* _Problem_
Quote each line of the material verbatim, without the pictures.

* _Material_
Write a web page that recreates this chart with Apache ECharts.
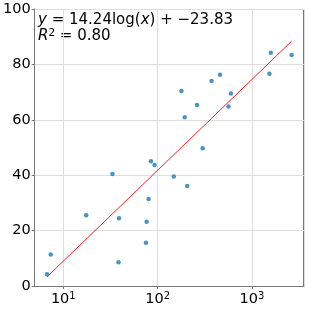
<!DOCTYPE html>
<html><head><meta charset="utf-8">
<script src="https://cdn.jsdelivr.net/npm/echarts@6/dist/echarts.min.js"></script>
<style>html,body{margin:0;padding:0;background:#fff}#c{width:309px;height:309px}</style>
</head><body><div id="c"></div>
<script>
const xValues = [6.73, 7.36, 17.5, 33.2, 39.0, 38.5, 76.5, 75.2, 80.3, 85.0, 92.9, 148.6, 206, 179, 194, 262, 301, 374, 459, 566, 600, 1535, 1588, 2642];
const yValues = [4.2, 11.4, 25.5, 40.4, 24.5, 8.6, 23.2, 15.6, 31.4, 45.0, 43.7, 39.5, 36.1, 70.4, 60.9, 65.3, 49.7, 74.0, 76.3, 64.8, 69.5, 76.6, 84.2, 83.4];
const fitCoef = [14.24, -23.83];
const rSquared = 0.80;
const yTicks = [0, 20, 40, 60, 80, 100];

const points = xValues.map((x, i) => [x, yValues[i]]);
const xmin = Math.min(...xValues), xmax = Math.max(...xValues);
const fit = [xmin, xmax].map(x => [x, fitCoef[0] * Math.log(x) + fitCoef[1]]);

const chart = echarts.init(document.getElementById('c'), null, {renderer: 'canvas'});
const font = 'DejaVu Sans';
chart.setOption({
  animation: false,
  grid: {left: 34, top: 9, right: 5, bottom: 23, containLabel: false},
  xAxis: {
    type: 'log', logBase: 10, min: 4.97, max: 3573,
    axisLine: {show: true, lineStyle: {color: '#777', width: 1}},
    axisTick: {show: true, length: 3, lineStyle: {color: '#777'}},
    minorTick: {show: false},
    splitLine: {show: true, lineStyle: {color: '#dedede', width: 1}},
    axisLabel: {
      showMinLabel: false, showMaxLabel: false, margin: 5,
      formatter: v => '{b|10}{s|' + Math.round(Math.log10(v)) + '}',
      rich: {
        b: {fontFamily: font, fontSize: 14.5, color: '#000'},
        s: {fontFamily: font, fontSize: 10, color: '#000', verticalAlign: 'top', padding: [0, 0, 6, 0]}
      }
    }
  },
  yAxis: {
    type: 'value', min: 0, max: 100, interval: 20,
    axisLine: {show: true, lineStyle: {color: '#777', width: 1}},
    axisTick: {show: true, length: 3, lineStyle: {color: '#777'}},
    splitLine: {show: true, lineStyle: {color: '#dedede', width: 1}},
    axisLabel: {fontFamily: font, fontSize: 14.5, color: '#000', margin: 4,
      formatter: v => yTicks.includes(v) ? String(v) : ''}
  },
  series: [
    {type: 'line', data: fit, symbol: 'none', lineStyle: {color: '#ff0000', width: 0.9}, z: 2},
    {type: 'scatter', data: points, symbolSize: 4.5, itemStyle: {color: '#1f77b4'}, z: 3}
  ],
  graphic: [
    {type: 'rect', left: 303, top: 9, shape: {width: 1, height: 277}, style: {fill: '#777'}, silent: true},
    {type: 'rect', left: 34, top: 9, shape: {width: 270, height: 1}, style: {fill: '#999'}, silent: true},
    {type: 'text', left: 38, top: 12, style: {
      text: '{i|y} = 14.24log({i|x}) + −23.83\n{i|R}{s|2} = ' + rSquared.toFixed(2),
      rich: {
        i: {fontFamily: font, fontSize: 15, fontStyle: 'italic', color: '#000'},
        s: {fontFamily: font, fontSize: 10.5, color: '#000', verticalAlign: 'top', padding: [0, 0, 6, 0]}
      },
      fontFamily: font, fontSize: 15, fill: '#000', lineHeight: 16
    }}
  ]
});
</script></body></html>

* _Answer for this exercise_
Write a web page that recreates this chart with Apache ECharts.
<!DOCTYPE html>
<html><head><meta charset="utf-8">
<script src="https://cdn.jsdelivr.net/npm/echarts@6/dist/echarts.min.js"></script>
<style>html,body{margin:0;padding:0;background:#fff}#c{width:309px;height:309px}</style>
</head><body><div id="c"></div>
<script>
const xValues = [6.73, 7.36, 17.5, 33.2, 39.0, 38.5, 76.5, 75.2, 80.3, 85.0, 92.9, 148.6, 206, 179, 194, 262, 301, 374, 459, 566, 600, 1535, 1588, 2642];
const yValues = [4.2, 11.4, 25.5, 40.4, 24.5, 8.6, 23.2, 15.6, 31.4, 45.0, 43.7, 39.5, 36.1, 70.4, 60.9, 65.3, 49.7, 74.0, 76.3, 64.8, 69.5, 76.6, 84.2, 83.4];
const fitCoef = [14.24, -23.83];
const rSquared = 0.80;
const yTicks = [0, 20, 40, 60, 80, 100];

const points = xValues.map((x, i) => [x, yValues[i]]);
const xmin = Math.min(...xValues), xmax = Math.max(...xValues);
const fit = [xmin, xmax].map(x => [x, fitCoef[0] * Math.log(x) + fitCoef[1]]);

const chart = echarts.init(document.getElementById('c'), null, {renderer: 'canvas'});
const font = 'DejaVu Sans';
chart.setOption({
  animation: false,
  grid: {left: 34, top: 9, right: 5, bottom: 23, containLabel: false},
  xAxis: {
    type: 'log', logBase: 10, min: 4.97, max: 3573,
    axisLine: {show: true, lineStyle: {color: '#777', width: 1}},
    axisTick: {show: true, length: 3, lineStyle: {color: '#777'}},
    minorTick: {show: false},
    splitLine: {show: true, lineStyle: {color: '#dedede', width: 1}},
    axisLabel: {
      showMinLabel: false, showMaxLabel: false, margin: 5,
      formatter: v => '{b|10}{s|' + Math.round(Math.log10(v)) + '}',
      rich: {
        b: {fontFamily: font, fontSize: 14.5, color: '#000'},
        s: {fontFamily: font, fontSize: 10, color: '#000', verticalAlign: 'top', padding: [0, 0, 6, 0]}
      }
    }
  },
  yAxis: {
    type: 'value', min: 0, max: 100, interval: 20,
    axisLine: {show: true, lineStyle: {color: '#777', width: 1}},
    axisTick: {show: true, length: 3, lineStyle: {color: '#777'}},
    splitLine: {show: true, lineStyle: {color: '#dedede', width: 1}},
    axisLabel: {fontFamily: font, fontSize: 14.5, color: '#000', margin: 4,
      formatter: v => yTicks.includes(v) ? String(v) : ''}
  },
  series: [
    {type: 'line', data: fit, symbol: 'none', lineStyle: {color: '#ff0000', width: 0.9}, z: 2},
    {type: 'scatter', data: points, symbolSize: 4.5, itemStyle: {color: '#1f77b4'}, z: 3}
  ],
  graphic: [
    {type: 'rect', left: 303, top: 9, shape: {width: 1, height: 277}, style: {fill: '#777'}, silent: true},
    {type: 'rect', left: 34, top: 9, shape: {width: 270, height: 1}, style: {fill: '#999'}, silent: true},
    {type: 'text', left: 38, top: 12, style: {
      text: '{i|y} = 14.24log({i|x}) + −23.83\n{i|R}{s|2} = ' + rSquared.toFixed(2),
      rich: {
        i: {fontFamily: font, fontSize: 15, fontStyle: 'italic', color: '#000'},
        s: {fontFamily: font, fontSize: 10.5, color: '#000', verticalAlign: 'top', padding: [0, 0, 6, 0]}
      },
      fontFamily: font, fontSize: 15, fill: '#000', lineHeight: 16
    }}
  ]
});
</script></body></html>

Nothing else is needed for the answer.